In our world, the aim is to grow the metaphorical pie – and make sure that every consumer can find the exact produce that they want.

Yet we hear a lot from the foodies who seem to despise anything that is mass produced. They regularly denigrate the products of conventional agriculture and the farmers who produce these products.

What we have here is clearly a communications breakdown.

Farmers are intent on feeding people. This holds true whether they be small or large producers, whether they supply the supermarket giants or dedicated aficionados at the local farmers’ markets. It is all about providing choice in a population where there are more and more distinct consumer demographics.

In the US, there’s a farming website called the Daily Yonder (www.dailyonder.com).

Recently, it brought together Missouri farmer Richard Oswald, and urban food enthusiast, Erin Fairbanks of Brooklyn, NY. They discussed the gulf between family farmers and foodies.

The foodies often paint conventional mid-sized farmers as “the enemy,” rather than as potential allies in the food-reform movement, people caught in the middle between corporate agriculture and the local food enthusiasts.

“Right in the middle (of these two agricultural systems) are people like me who are multi-generational family farmers,” Oswald said.

“We are the people who have the accumulated knowledge that’s passed down from one generation to the next about how to grow food.”

“When the local food movement has conversations … they tend to lump us all in with the industrial food folks,” Oswald said.

“It makes it very difficult for people like me who have to fight to stay on the farm at all.
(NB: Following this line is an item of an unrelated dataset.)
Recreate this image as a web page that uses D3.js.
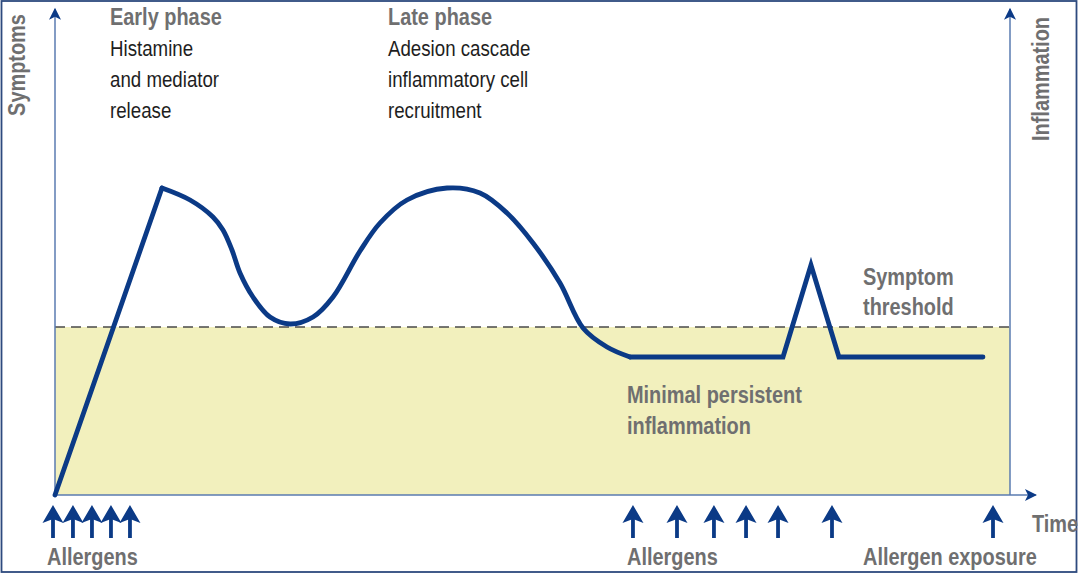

It makes it frustrating for me to be lumped in with what’s considered to be an undesirable life. … We’re not industrial food producers, we’re family farmers.”

Fairbanks, for her part, admits she’s on the back foot when trying to tell a farmer like Oswald where he is going wrong because she is not a farmer herself and has learnt largely by reading books and trial and error on a very small scale.

Perhaps the problem we have is that the foodies live in the city and farmers live in the country; and, these days, seldom the twain shall meet.

The common ground between farmers and foodies in Tasmania should be the end product – no matter what the type of farm it comes from. We should all be supporting the fabulous food, wine, ciders, wool and more that is produced in this unique environment; and working together to ensure that all our family farms survive and thrive. Only then will we be able to continue to offer the diversity and quality of food and fibre products that have made Tasmania such a great place to live.